The Straits Times (Singapore) on May 26 quoted Minister Mentor Lee Kuan Yew as saying that it would be difficult for Asia to be one community like the European Union because the countries of Asia are not as 'comfortable' with one another as are the nations of Europe.

'To have one currency, a borderless community, I don't see that. Not yet. Maybe after 50, 70, 80 years, we can look at the matter again,' he was quoted as telling a largely business audience in Tokyo.

True enough; which is why it is quite unfair to criticise East Asia, or the smaller, more compact region of South-east Asia, for not achieving the degree of union or community that the EU has attained.

On the other hand, it would be wrong to conclude from the dissimilarity between East Asia - or ASEAN - and the EU that East Asia or ASEAN has nothing to learn from the European experience.

For East Asia and ASEAN can learn much from the EU in three areas: the imperative of regional economic integration, the feasibility of the integration process and the EU example in specific sectors.
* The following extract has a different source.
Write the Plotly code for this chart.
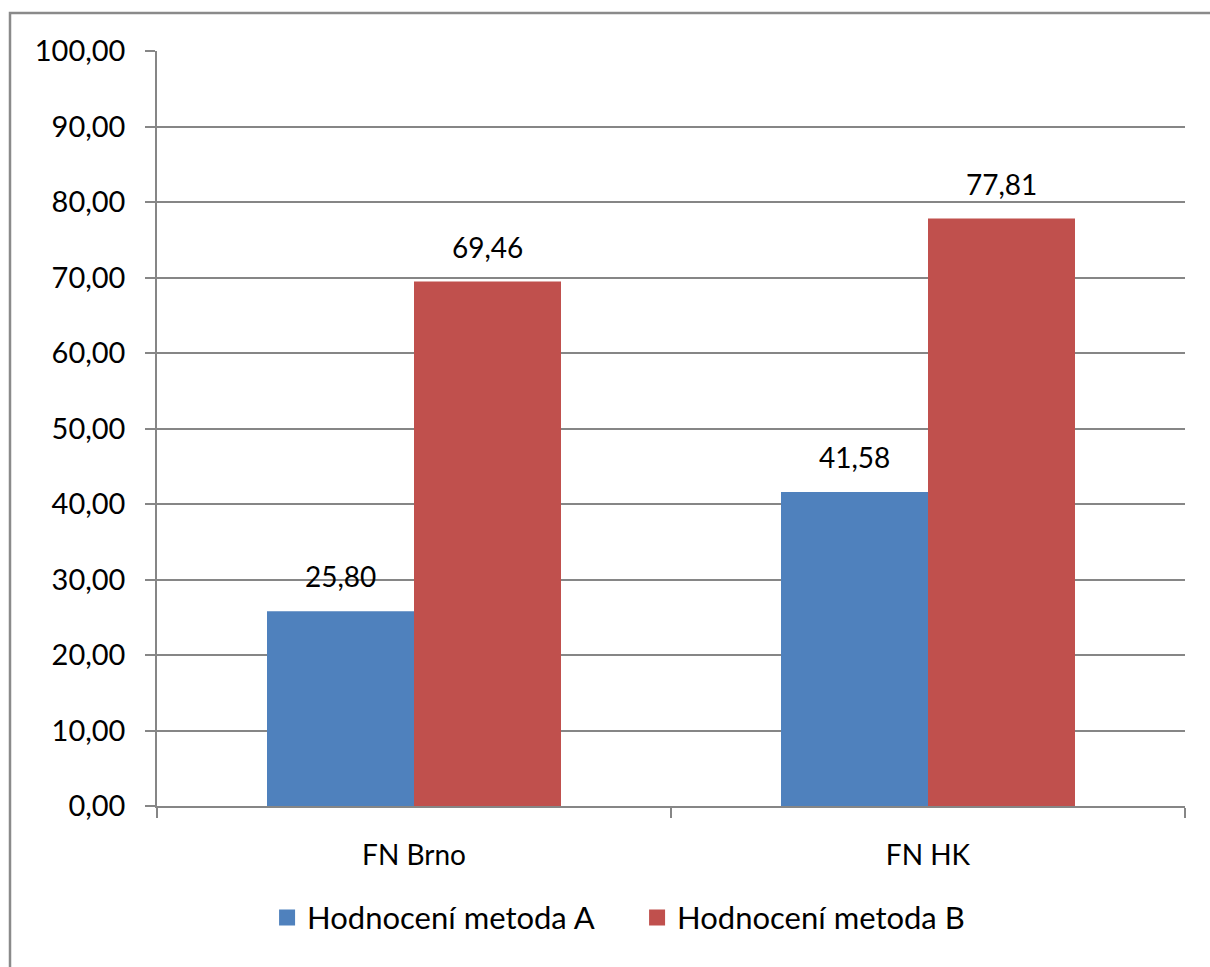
import plotly.graph_objects as go

categories = ["FN Brno", "FN HK"]
series_names = ["Hodnocení metoda A", "Hodnocení metoda B"]
values_a = [25.80, 41.58]
values_b = [69.46, 77.81]
colors = ["#4F81BD", "#C0504D"]
y_ticks = [0, 10, 20, 30, 40, 50, 60, 70, 80, 90, 100]

FONT = "Lato"
W, H = 1210, 967
L, R, T, B = 157, 25, 51, 161

fig = go.Figure()
for name, vals, col in zip(series_names, [values_a, values_b], colors):
    fig.add_trace(go.Bar(x=categories, y=vals, name=name, showlegend=False,
                         marker=dict(color=col, line=dict(width=0))))
# legend entries with larger square swatches
for name, col in zip(series_names, colors):
    fig.add_trace(go.Scatter(x=[None], y=[None], mode="markers", name=name,
                             marker=dict(symbol="square", size=18, color=col)))

# data labels
plot_w = W - L - R
cat_w = plot_w / len(categories)
bargap = 0.428
bar_w = cat_w * (1 - bargap) / 2
for i, vals in enumerate([values_a, values_b]):
    off = (i - 0.5) * bar_w
    for c, v in zip(categories, vals):
        fig.add_annotation(x=c, y=v, text=f"{v:.2f}".replace(".", ","), showarrow=False,
                           xshift=off, yshift=16, yanchor="bottom",
                           font=dict(family=FONT, size=28, color="#000000"))

# outer chart frame (left and top edges visible)
fx0 = (10 - L) / plot_w
fy1 = 1 + (T - 13) / (H - T - B)
fx1 = 1 + (R + 5) / plot_w
fy0 = -(B + 5) / (H - T - B)
fig.add_shape(type="rect", xref="paper", yref="paper", x0=fx0, x1=fx1, y0=fy0, y1=fy1,
              line=dict(color="#8A8A8A", width=2.5), layer="below")

fig.update_layout(
    width=W, height=H,
    margin=dict(l=L, r=R, t=T, b=B),
    paper_bgcolor="white", plot_bgcolor="white",
    separators=", ",
    barmode="group", bargap=bargap, bargroupgap=0,
    font=dict(family=FONT, size=28, color="#000000"),
    showlegend=True,
    legend=dict(orientation="h", x=0.467, xanchor="center", y=-0.148, yanchor="middle",
                font=dict(family=FONT, size=31), itemwidth=30, entrywidth=325,
                traceorder="normal"),
    xaxis=dict(showline=True, linecolor="#868686", linewidth=1.5, ticks="outside", ticklen=10,
               tickcolor="#868686", tickwidth=1.5, tickson="boundaries", showgrid=False,
               ticklabelstandoff=24, tickfont=dict(family=FONT, size=28)),
    yaxis=dict(range=[0, 100], tickvals=y_ticks, tickformat=".2f", showline=True,
               linecolor="#868686", linewidth=1.5, ticks="outside", ticklen=10,
               tickcolor="#868686", tickwidth=1.5, showgrid=True, gridcolor="#868686",
               gridwidth=1.5, zeroline=False, ticklabelstandoff=14,
               tickfont=dict(family=FONT, size=29)),
)

fig.write_html("out.html")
It is generally recognised that East Asia - especially South-east Asia - can sustain high economic growth rates if its economy is integrated as a region, so that it provides one production platform and an efficient supply chain. An integrated economy would give East Asia and South-east Asia more weight in international trade negotiations, largely in the World Trade Organisation, and in global financial discussions, as in the International Monetary Fund.

The European experience has given proof of this. Although a number of European economies are sputtering at the moment, it should not be forgotten that, from the start of European integration in 1958 to around 2000, the member-states of the EU achieved rapid economic growth and gained considerable economic strength.
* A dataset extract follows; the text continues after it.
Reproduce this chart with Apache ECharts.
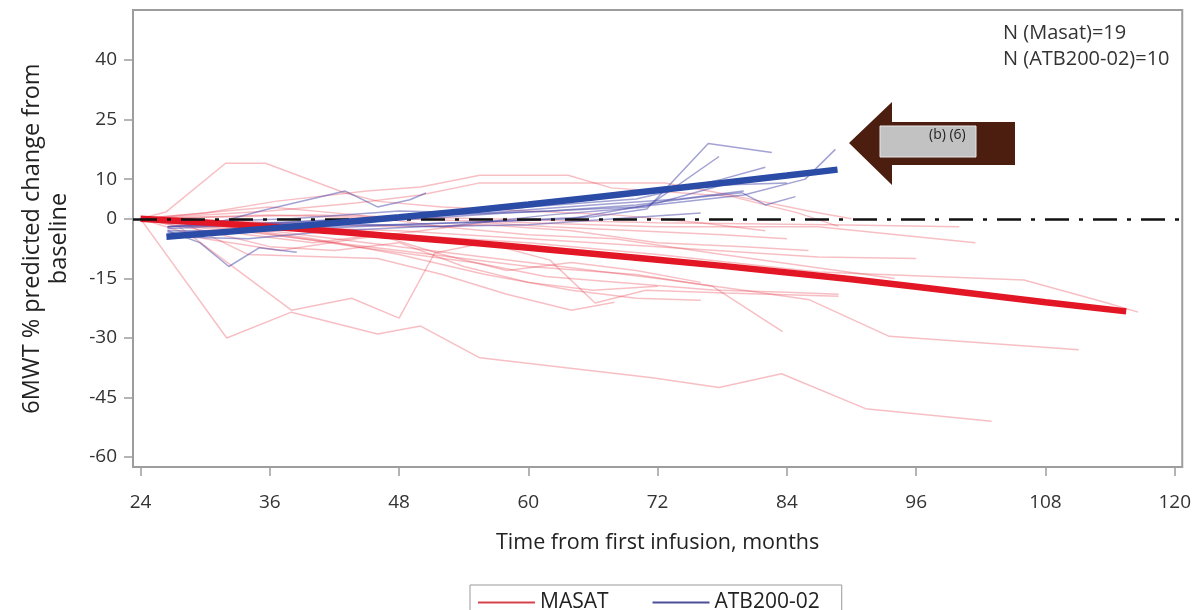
<!DOCTYPE html>
<html>
<head>
<meta charset="utf-8">
<script src="https://cdn.jsdelivr.net/npm/echarts@6/dist/echarts.min.js"></script>
<style>
  html, body { margin: 0; padding: 0; background: #fff; }
  #chart { width: 1194px; height: 610px; }
</style>
</head>
<body>
<div id="chart"></div>
<script>
// x ticks (months) and y ticks (% change)
var xTicks = [24, 36, 48, 60, 72, 84, 96, 108, 120];
var yTicks = [-60, -45, -30, -15, 0, 10, 25, 40];

// individual MASAT subjects [month, % change]
var masatSubjects = [
  [[24,0],[32,-30],[38,-23.5],[46,-29],[50,-27],[55.5,-35],[71.5,-40],[77.7,-42.5],[83.5,-39],[91.3,-47.8],[103,-51]],
  [[24,0],[27.6,-2],[38,-23],[43.6,-20],[48,-25],[51.3,-8.6],[56,-6],[62,-10.4],[66.2,-21.2],[70.9,-18],[78.3,-18.7],[88.8,-19.5]],
  [[24,0],[26.4,1.8],[31.9,14],[35.6,14],[43,6.5],[46.1,4.4],[52,3],[60,2],[68,1],[76,-1],[82,-3]],
  [[24,0],[30,1.5],[36.5,4.4],[45,7],[50,8],[55.5,11],[63.7,11],[67.7,7.8],[78.9,5.6],[85,1.5],[88.8,-1.9]],
  [[24,0],[36,2],[44,4],[50,6],[55.4,9],[72.7,9],[79.5,5.6],[86,2],[90,0]],
  [[24,0],[34,-3],[44,-7],[55.4,-11.2],[61.6,-14.5],[77.1,-17.9],[84,-18.5],[88.8,-19]],
  [[24,0],[36,-4],[48,-8],[60,-12],[70,-14],[77.1,-17],[83.6,-28.4]],
  [[24,0],[36,-3],[48,-7],[60,-11],[72,-15],[80,-18],[86.1,-20.4],[93.5,-29.6],[111.1,-33]],
  [[24,0],[36,1],[48,0],[60,-1],[72,-2],[86.9,-2],[101.5,-6]],
  [[24,0],[36,-2],[48,-3],[60,-5],[72,-7],[86.9,-9.6],[96,-10]],
  [[24,0],[36,-1],[48,-4],[60,-6],[72,-9],[86.9,-13.4],[106,-15.4],[113.5,-21],[116.6,-23.5]],
  [[24,0],[40,1],[56,0],[72,-1],[88,-1.5],[100,-2]],
  [[24,0],[30,-3],[36,-7],[42,-8],[48,-6],[54,-12],[60,-16],[66,-18],[72,-17]],
  [[24,0],[32,-2],[40,-5],[48,-9],[56,-14],[64,-18],[70,-20],[76,-20.5]],
  [[24,0],[36,-1],[48,-2],[56,-1.5],[64,-3],[72,-6],[80,-7],[86,-8]],
  [[24,0],[34,-4],[40,-6],[46,-4],[52,-9],[58,-13],[64,-11],[70,-13],[76,-16]],
  [[24,0],[30,-5],[37,-8],[44,-5],[50,-3],[56,-1],[62,-2],[70,-3],[78,-4],[84,-5]],
  [[24,0],[36,3],[44,1],[52,-2],[60,-4],[68,-5],[78,-9],[86,-12],[94,-15]],
  [[24,0],[28,-1],[34,-9],[40,-9.5],[46,-10],[52,-14],[58,-19],[64,-23],[68,-21]]
];

// individual ATB200-02 subjects
var atbSubjects = [
  [[26.5,-3],[29.5,-6],[32.2,-12],[35,-7.3],[38.5,-8.4]],
  [[26.5,-2],[31,-1],[35.6,2.3],[43,7],[46,3],[49,4.8],[50.5,6.5]],
  [[26.5,-3],[36,-3],[48,-1.5],[58,-0.5],[66,0.5],[71,2.5],[76.7,19],[82.6,16.7]],
  [[26.5,-2],[40,-1],[52,-2],[62,1],[71,3],[77.7,15.7]],
  [[26.5,-4],[44,-1],[58,1.5],[70,3],[80,6],[85.7,10],[88.5,17.5]],
  [[26.5,-2.5],[48,0.5],[62,2],[70,3.5],[76,5.5],[79.8,6.6],[82,3.5],[84.8,5.6]],
  [[26.5,-3.5],[40,-2],[54,-1],[64,0],[72,4],[78,8.5],[84,9]],
  [[26.5,-1],[38,0],[48,2],[56,1.5],[66,3.5],[74,5],[80,7]],
  [[26.5,-4.5],[34,-5],[42,-3],[50,-2],[60,-1.5],[68,0],[76,1.5]],
  [[26.5,-2],[36,-1],[44,0],[52,1],[60,3],[70,5],[78,10],[82,13]]
];

// fitted trends
var masatTrend = [[24,0],[36,-2],[48,-4.5],[60,-7.3],[72,-10.3],[84,-13.5],[96,-17.1],[108,-21],[115.5,-23.3]];
var atbTrend = [[26.4,-4.5],[36,-2.4],[48,0.4],[60,3.6],[72,7.2],[84,10.9],[88.7,12.4]];

var FONT = '"Open Sans", sans-serif';

var series = [];
masatSubjects.forEach(function (d) {
  series.push({
    type: 'line', name: 'MASAT', data: d, showSymbol: false, silent: true, z: 2,
    lineStyle: { color: 'rgba(232,60,75,0.33)', width: 1.5 }
  });
});
atbSubjects.forEach(function (d) {
  series.push({
    type: 'line', name: 'ATB200-02', data: d, showSymbol: false, silent: true, z: 2,
    lineStyle: { color: 'rgba(70,70,170,0.5)', width: 1.5 }
  });
});
series.push({
  type: 'line', name: 'MASAT', data: masatTrend, showSymbol: false, smooth: true, silent: true, z: 4,
  lineStyle: { color: '#e21624', width: 6.5 },
  markLine: {
    silent: true, symbol: ['none', 'none'], label: { show: false },
    lineStyle: { color: '#111', width: 2.5, type: [24, 10, 4, 10] },
    data: [{ yAxis: 0 }]
  }
});
series.push({
  type: 'line', name: 'ATB200-02', data: atbTrend, showSymbol: false, smooth: true, silent: true, z: 5,
  lineStyle: { color: '#2a4ba6', width: 6.5 }
});

var chart = echarts.init(document.getElementById('chart'));
chart.setOption({
  animation: false,
  backgroundColor: '#fff',
  grid: { left: 133, right: 11, top: 10, bottom: 143, show: true, borderColor: '#9d9d9d', borderWidth: 2 },
  xAxis: {
    type: 'value', min: 23.3, max: 120.7,
    name: 'Time from first infusion, months', nameLocation: 'middle', nameGap: 65,
    nameTextStyle: { fontFamily: FONT, fontSize: 21.5, color: '#222' },
    axisLine: { show: false, onZero: false },
    axisTick: { show: true, length: 9, customValues: xTicks, lineStyle: { color: '#9d9d9d', width: 1.5 } },
    axisLabel: { customValues: xTicks, margin: 26, fontFamily: FONT, fontSize: 19, color: '#333' },
    splitLine: { show: false }
  },
  yAxis: {
    type: 'value', min: -62.5, max: 52.6,
    name: '6MWT % predicted change from\nbaseline', nameLocation: 'middle', nameGap: 60,
    nameTextStyle: { fontFamily: FONT, fontSize: 23.5, color: '#222', lineHeight: 27 },
    axisLine: { show: false, onZero: false },
    axisTick: { show: true, length: 9, customValues: yTicks, lineStyle: { color: '#9d9d9d', width: 1.5 } },
    axisLabel: { customValues: yTicks, margin: 16, fontFamily: FONT, fontSize: 19, color: '#333' },
    splitLine: { show: false }
  },
  legend: {
    left: 470, top: 585, selectedMode: false,
    icon: 'rect', itemWidth: 57, itemHeight: 2, itemGap: 44,
    borderColor: '#999', borderWidth: 1, padding: [7, 22, 7, 8],
    textStyle: { fontFamily: FONT, fontSize: 21, color: '#222' },
    data: [
      { name: 'MASAT', itemStyle: { color: '#d6424c' } },
      { name: 'ATB200-02', itemStyle: { color: '#4a4e98' } }
    ]
  },
  graphic: [
    { type: 'text', left: 1003, top: 23, style: { text: 'N (Masat)=19', font: '20px ' + FONT, fill: '#333' } },
    { type: 'text', left: 1003, top: 49, style: { text: 'N (ATB200-02)=10', font: '20px ' + FONT, fill: '#333' } },
    { type: 'polygon', shape: { points: [[849,143],[892,102],[892,122],[1015,122],[1015,165],[892,165],[892,185]] },
      style: { fill: '#4b1e10' } },
    { type: 'rect', shape: { x: 880, y: 126, width: 96, height: 31 }, style: { fill: '#c2c2c2', stroke: '#e8e8e8', lineWidth: 1 } },
    { type: 'text', left: 929, top: 128, style: { text: '(b) (6)', font: '14px ' + FONT, fill: '#222' } }
  ],
  series: series
});
</script>
</body>
</html>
At the same time, the process and achievement of integration have enabled Europe to transcend and relegate to the past the conflicts that had devastated the continent so many times in history. They have allowed the EU to absorb peacefully the Central and Eastern European states from which Western Europe had been estranged for decades.
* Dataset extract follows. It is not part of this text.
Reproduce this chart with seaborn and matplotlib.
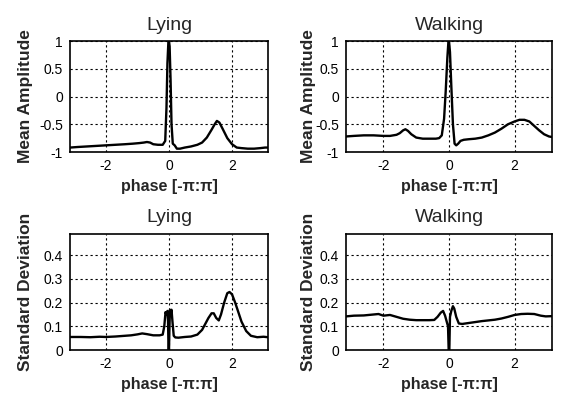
import numpy as np
import pandas as pd
import seaborn as sns
import matplotlib.pyplot as plt
from matplotlib.ticker import FuncFormatter

# Mean amplitude, lying
lying_mean_x = [-3.14, -2.9, -2.6, -2.3, -2.0, -1.7, -1.4, -1.15, -0.95, -0.8, -0.7, -0.6, -0.5,
                -0.35, -0.2, -0.12, -0.08, -0.05, -0.02, 0.0, 0.02, 0.05, 0.08, 0.12, 0.18, 0.25,
                0.35, 0.5, 0.7, 0.9, 1.05, 1.2, 1.35, 1.45, 1.52, 1.6, 1.7, 1.85, 2.0, 2.15, 2.3,
                2.5, 2.7, 2.9, 3.05, 3.14]
lying_mean_y = [-0.92, -0.91, -0.90, -0.89, -0.88, -0.87, -0.86, -0.85, -0.84, -0.83, -0.82, -0.83,
                -0.86, -0.87, -0.87, -0.80, -0.2, 0.6, 0.98, 1.0, 0.9, 0.3, -0.5, -0.85, -0.88,
                -0.94, -0.94, -0.92, -0.90, -0.87, -0.83, -0.74, -0.60, -0.50, -0.44, -0.47, -0.58,
                -0.75, -0.86, -0.92, -0.93, -0.94, -0.94, -0.93, -0.92, -0.92]

# Mean amplitude, walking
walking_mean_x = [-3.14, -2.9, -2.6, -2.3, -2.0, -1.8, -1.6, -1.5, -1.4, -1.33, -1.25, -1.15, -1.0,
                  -0.8, -0.6, -0.4, -0.3, -0.22, -0.15, -0.1, -0.05, -0.02, 0.0, 0.03, 0.07, 0.12,
                  0.17, 0.22, 0.28, 0.35, 0.45, 0.6, 0.8, 1.0, 1.2, 1.4, 1.6, 1.8, 2.0, 2.15, 2.3,
                  2.45, 2.6, 2.75, 2.9, 3.05, 3.14]
walking_mean_y = [-0.72, -0.71, -0.70, -0.70, -0.71, -0.71, -0.69, -0.66, -0.61, -0.59, -0.62, -0.68,
                  -0.74, -0.76, -0.76, -0.76, -0.75, -0.70, -0.40, 0.1, 0.7, 0.97, 1.0, 0.8, 0.2,
                  -0.5, -0.85, -0.88, -0.85, -0.80, -0.78, -0.77, -0.76, -0.74, -0.70, -0.65, -0.58,
                  -0.50, -0.45, -0.42, -0.42, -0.45, -0.53, -0.61, -0.68, -0.72, -0.73]

# Standard deviation, lying
lying_std_x = [-3.14, -2.8, -2.5, -2.2, -2.0, -1.7, -1.4, -1.2, -1.0, -0.85, -0.7, -0.5, -0.3, -0.2,
               -0.15, -0.11, -0.08, -0.05, -0.03, -0.015, 0.0, 0.015, 0.03, 0.05, 0.08, 0.11, 0.15,
               0.2, 0.3, 0.5, 0.7, 0.9, 1.05, 1.15, 1.25, 1.35, 1.42, 1.5, 1.58, 1.65, 1.75, 1.85,
               1.92, 2.0, 2.1, 2.2, 2.3, 2.45, 2.6, 2.8, 3.0, 3.14]
lying_std_y = [0.055, 0.055, 0.054, 0.056, 0.055, 0.057, 0.060, 0.062, 0.066, 0.070, 0.067, 0.062,
               0.062, 0.065, 0.10, 0.16, 0.15, 0.165, 0.12, 0.0, 0.0, 0.10, 0.17, 0.15, 0.17, 0.12,
               0.06, 0.053, 0.052, 0.055, 0.057, 0.065, 0.085, 0.11, 0.135, 0.155, 0.155, 0.135,
               0.125, 0.15, 0.20, 0.24, 0.245, 0.235, 0.20, 0.16, 0.12, 0.08, 0.06, 0.054, 0.056,
               0.054]

# Standard deviation, walking
walking_std_x = [-3.14, -2.9, -2.6, -2.3, -2.15, -2.0, -1.8, -1.6, -1.4, -1.2, -1.0, -0.8, -0.6,
                 -0.45, -0.35, -0.25, -0.18, -0.12, -0.07, -0.03, -0.01, 0.0, 0.01, 0.03, 0.07,
                 0.12, 0.16, 0.22, 0.3, 0.4, 0.6, 0.8, 1.0, 1.2, 1.4, 1.6, 1.8, 2.0, 2.2, 2.4, 2.6,
                 2.8, 2.95, 3.14]
walking_std_y = [0.142, 0.145, 0.146, 0.150, 0.152, 0.145, 0.148, 0.140, 0.132, 0.128, 0.126, 0.126,
                 0.126, 0.127, 0.140, 0.158, 0.165, 0.145, 0.120, 0.100, 0.0, 0.0, 0.0, 0.140,
                 0.165, 0.185, 0.175, 0.140, 0.112, 0.110, 0.114, 0.118, 0.122, 0.125, 0.128,
                 0.133, 0.140, 0.148, 0.152, 0.153, 0.152, 0.145, 0.142, 0.143]

sns.set_style("white")
plt.rcParams['font.family'] = ['Liberation Sans', 'DejaVu Sans']

fig = plt.figure(figsize=(5.64, 3.95), dpi=100)

# axes boxes in figure fractions (left, bottom, width, height), title pad, ylabel x
panels = [
    ((70 / 564, 1 - 152 / 395, 198 / 564, 111 / 395), lying_mean_x, lying_mean_y, 'Lying', 'Mean Amplitude', 'mean', 8, -0.187),
    ((346 / 564, 1 - 152 / 395, 206 / 564, 111 / 395), walking_mean_x, walking_mean_y, 'Walking', 'Mean Amplitude', 'mean', 8, -0.146),
    ((70 / 564, 1 - 350 / 395, 198 / 564, 116 / 395), lying_std_x, lying_std_y, 'Lying', 'Standard Deviation', 'std', 8.5, -0.187),
    ((346 / 564, 1 - 350 / 395, 206 / 564, 116 / 395), walking_std_x, walking_std_y, 'Walking', 'Standard Deviation', 'std', 8.5, -0.146),
]

def fmt(v, pos):
    return ('%g' % round(v, 2))

for rect, xs, ys, title, ylabel, kind, tpad, ylx in panels:
    ax = fig.add_axes(rect)
    df = pd.DataFrame({'phase': xs, 'value': ys})
    sns.lineplot(data=df, x='phase', y='value', ax=ax, color='black', linewidth=1.7,
                 estimator=None, sort=False)
    ax.set_xlim(-np.pi, np.pi)
    ax.set_xticks([-2, 0, 2])
    if kind == 'mean':
        ax.set_ylim(-1, 1)
        ax.set_yticks([-1, -0.5, 0, 0.5, 1])
    else:
        ax.set_ylim(0, 0.49)
        ax.set_yticks([0, 0.1, 0.2, 0.3, 0.4])
    ax.xaxis.set_major_formatter(FuncFormatter(fmt))
    ax.yaxis.set_major_formatter(FuncFormatter(fmt))
    ax.grid(True, color='black', linestyle=(0, (2, 2.5)), linewidth=0.8)
    ax.set_axisbelow(True)
    for sp in ax.spines.values():
        sp.set_visible(True)
        sp.set_color('black')
        sp.set_linewidth(1.2)
    ax.tick_params(direction='in', length=3, width=0.8, labelsize=10, colors='black', pad=5)
    ax.set_title(title, fontsize=14, pad=tpad)
    ax.set_xlabel('phase [-π:π]', fontsize=11.5, fontweight='bold', labelpad=4)
    ax.set_ylabel(ylabel, fontsize=12.5, fontweight='bold')
    ax.yaxis.set_label_coords(ylx, 0.5)

fig.savefig('out.png', dpi=100)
To be sure, European integration was driven by the chastening experience of war and the necessity of Franco-German reconciliation. It was built upon Europe's traditions, the strong interdependence of the European economies and a common culture rooted in Christianity. It was tailor-made to the challenges that Europe faced in the second half of the 20th century and constituted a model suitable to Europe's needs and the European way of tackling political and economic challenges.

Nevertheless, many elements, principles and mechanisms that the Europeans marshalled with such great success can be mobilised to promote integration in other parts of the world, including Asia.

The European model is a combination of ambitious goals and a step-by-step approach. When the process of integration was launched, the goals were clear - a common market, a common agricultural policy and a common external trade policy.

In 1958, these were ambitious goals, so ambitious that few believed they were realistic.

However, the treaties that set these goals provided for a step-by-step process, including a timetable. Since then, the Europeans have used this model again and again. First, they agree on an ambitious goal, and then they implement it, in a laborious and often tedious process, but never questioning the goal itself.

Today, 12 EU countries are members of a monetary union, having replaced their own currencies with a single European currency, the euro. The euro was adopted as the single currency in 2002, but the EU's leaders had approved it as far back as 1969. It took almost one-third of a century for the euro to go from idea and ambition to reality and use.

One important lesson that can be learned from the European experience is that the process and achievement of closer integration can cultivate in the member-states the mutual trust that is essential for lasting peace and stability.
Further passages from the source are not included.